▶ What the task asks:
Take the material below and retype it in full; pictures are left out.

▶ Raw data:
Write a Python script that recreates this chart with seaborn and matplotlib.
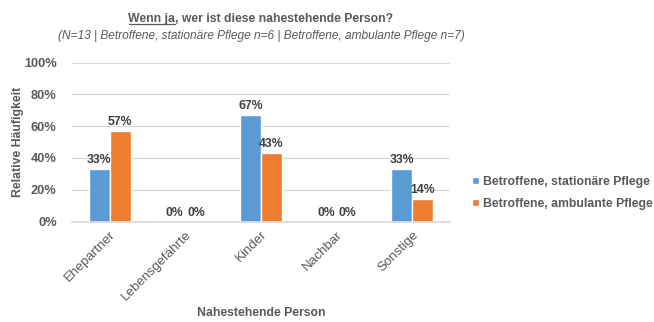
import matplotlib
matplotlib.use("Agg")
import matplotlib.pyplot as plt
import seaborn as sns
import pandas as pd
from matplotlib.ticker import PercentFormatter

categories = ["Ehepartner", "Lebensgefährte", "Kinder", "Nachbar", "Sonstige"]
stationaer = [33, 0, 67, 0, 33]
ambulant = [57, 0, 43, 0, 14]
series_names = ["Betroffene, stationäre Pflege", "Betroffene, ambulante Pflege"]
colors = ["#5B9BD5", "#ED7D31"]

df = pd.DataFrame({
    "Person": categories * 2,
    "Wert": stationaer + ambulant,
    "Gruppe": [series_names[0]] * len(categories) + [series_names[1]] * len(categories),
})

sns.set_theme(style="white")
plt.rcParams["font.family"] = ["Liberation Sans", "DejaVu Sans"]
text_col = "#595959"

fig = plt.figure(figsize=(6.54, 3.22), dpi=100)
ax_top, ax_bot = 62.5, 221.5
ax = fig.add_axes([72 / 654, 1 - ax_bot / 322, (450 - 72) / 654, (ax_bot - ax_top) / 322])

sns.barplot(data=df, x="Person", y="Wert", hue="Gruppe", palette=colors,
            width=0.56, saturation=1, ax=ax, legend=True)

ax.set_ylim(0, 100)
ax.set_yticks(range(0, 101, 20))
ax.yaxis.set_major_formatter(PercentFormatter(decimals=0))
ax.grid(axis="y", color="#D9D9D9", linewidth=0.9)
ax.set_axisbelow(True)
for s in ["top", "right", "left"]:
    ax.spines[s].set_visible(False)
ax.spines["bottom"].set_color("#D9D9D9")
ax.tick_params(axis="both", length=0, colors=text_col)
ax.tick_params(axis="y", pad=11, labelsize=9.2)
ax.tick_params(axis="x", pad=5, labelsize=9.6)
for lbl in ax.get_yticklabels():
    lbl.set_fontweight("bold")
plt.setp(ax.get_xticklabels(), rotation=45, ha="right", rotation_mode="anchor",
         color=text_col)

ax.set_xlabel("Nahestehende Person", fontsize=8.8, fontweight="bold", color=text_col)
ax.xaxis.set_label_coords(0.5, (ax_bot - 313.5) / (ax_bot - ax_top))
ax.xaxis.label.set_va("center")
ax.set_ylabel("Relative Häufigkeit", fontsize=8.8, fontweight="bold", color=text_col)
ax.yaxis.set_label_coords(-(72 - 18) / (450 - 72), 0.5)
ax.yaxis.label.set_va("center")

for cont in ax.containers:
    ax.bar_label(cont, labels=[f"{v:.0f}%" for v in cont.datavalues],
                 fontsize=8.8, fontweight="bold", color="#404040", padding=2)

leg = ax.legend(loc="center left", bbox_to_anchor=(1.03, 0.18), frameon=False,
                fontsize=8.8, handlelength=0.55, handleheight=0.55, handletextpad=0.3,
                labelspacing=0.85)
for t in leg.get_texts():
    t.set_color(text_col)
    t.set_fontweight("bold")

# Title with underlined first words
cx = (72 + 450) / 2 / 654
fig.canvas.draw()
renderer = fig.canvas.get_renderer()
part1 = "Wenn ja"
part2 = ", wer ist diese nahestehende Person?"
tkw = dict(fontsize=8.8, fontweight="bold", color=text_col, va="baseline")
probe = fig.text(0, 0, part1 + part2, **tkw)
w_all = probe.get_window_extent(renderer).width
probe.remove()
x0_px = cx * 654 - w_all / 2
y_base = 1 - 22 / 322
t1 = fig.text(x0_px / 654, y_base, part1, ha="left", **tkw)
w1 = t1.get_window_extent(renderer).width
fig.text((x0_px + w1) / 654, y_base, part2, ha="left", **tkw)
fig.add_artist(plt.Line2D([x0_px / 654, (x0_px + w1) / 654],
                          [y_base - 2.2 / 322, y_base - 2.2 / 322],
                          color=text_col, linewidth=0.9))

fig.text(cx, 1 - 39 / 322,
         "(N=13 | Betroffene, stationäre Pflege n=6 | Betroffene, ambulante Pflege n=7)",
         ha="center", va="baseline", fontsize=8.6, style="italic", color=text_col)

fig.savefig("out.png", dpi=100)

▶ The result:
Write a Python script that recreates this chart with seaborn and matplotlib.
import matplotlib
matplotlib.use("Agg")
import matplotlib.pyplot as plt
import seaborn as sns
import pandas as pd
from matplotlib.ticker import PercentFormatter

categories = ["Ehepartner", "Lebensgefährte", "Kinder", "Nachbar", "Sonstige"]
stationaer = [33, 0, 67, 0, 33]
ambulant = [57, 0, 43, 0, 14]
series_names = ["Betroffene, stationäre Pflege", "Betroffene, ambulante Pflege"]
colors = ["#5B9BD5", "#ED7D31"]

df = pd.DataFrame({
    "Person": categories * 2,
    "Wert": stationaer + ambulant,
    "Gruppe": [series_names[0]] * len(categories) + [series_names[1]] * len(categories),
})

sns.set_theme(style="white")
plt.rcParams["font.family"] = ["Liberation Sans", "DejaVu Sans"]
text_col = "#595959"

fig = plt.figure(figsize=(6.54, 3.22), dpi=100)
ax_top, ax_bot = 62.5, 221.5
ax = fig.add_axes([72 / 654, 1 - ax_bot / 322, (450 - 72) / 654, (ax_bot - ax_top) / 322])

sns.barplot(data=df, x="Person", y="Wert", hue="Gruppe", palette=colors,
            width=0.56, saturation=1, ax=ax, legend=True)

ax.set_ylim(0, 100)
ax.set_yticks(range(0, 101, 20))
ax.yaxis.set_major_formatter(PercentFormatter(decimals=0))
ax.grid(axis="y", color="#D9D9D9", linewidth=0.9)
ax.set_axisbelow(True)
for s in ["top", "right", "left"]:
    ax.spines[s].set_visible(False)
ax.spines["bottom"].set_color("#D9D9D9")
ax.tick_params(axis="both", length=0, colors=text_col)
ax.tick_params(axis="y", pad=11, labelsize=9.2)
ax.tick_params(axis="x", pad=5, labelsize=9.6)
for lbl in ax.get_yticklabels():
    lbl.set_fontweight("bold")
plt.setp(ax.get_xticklabels(), rotation=45, ha="right", rotation_mode="anchor",
         color=text_col)

ax.set_xlabel("Nahestehende Person", fontsize=8.8, fontweight="bold", color=text_col)
ax.xaxis.set_label_coords(0.5, (ax_bot - 313.5) / (ax_bot - ax_top))
ax.xaxis.label.set_va("center")
ax.set_ylabel("Relative Häufigkeit", fontsize=8.8, fontweight="bold", color=text_col)
ax.yaxis.set_label_coords(-(72 - 18) / (450 - 72), 0.5)
ax.yaxis.label.set_va("center")

for cont in ax.containers:
    ax.bar_label(cont, labels=[f"{v:.0f}%" for v in cont.datavalues],
                 fontsize=8.8, fontweight="bold", color="#404040", padding=2)

leg = ax.legend(loc="center left", bbox_to_anchor=(1.03, 0.18), frameon=False,
                fontsize=8.8, handlelength=0.55, handleheight=0.55, handletextpad=0.3,
                labelspacing=0.85)
for t in leg.get_texts():
    t.set_color(text_col)
    t.set_fontweight("bold")

# Title with underlined first words
cx = (72 + 450) / 2 / 654
fig.canvas.draw()
renderer = fig.canvas.get_renderer()
part1 = "Wenn ja"
part2 = ", wer ist diese nahestehende Person?"
tkw = dict(fontsize=8.8, fontweight="bold", color=text_col, va="baseline")
probe = fig.text(0, 0, part1 + part2, **tkw)
w_all = probe.get_window_extent(renderer).width
probe.remove()
x0_px = cx * 654 - w_all / 2
y_base = 1 - 22 / 322
t1 = fig.text(x0_px / 654, y_base, part1, ha="left", **tkw)
w1 = t1.get_window_extent(renderer).width
fig.text((x0_px + w1) / 654, y_base, part2, ha="left", **tkw)
fig.add_artist(plt.Line2D([x0_px / 654, (x0_px + w1) / 654],
                          [y_base - 2.2 / 322, y_base - 2.2 / 322],
                          color=text_col, linewidth=0.9))

fig.text(cx, 1 - 39 / 322,
         "(N=13 | Betroffene, stationäre Pflege n=6 | Betroffene, ambulante Pflege n=7)",
         ha="center", va="baseline", fontsize=8.6, style="italic", color=text_col)

fig.savefig("out.png", dpi=100)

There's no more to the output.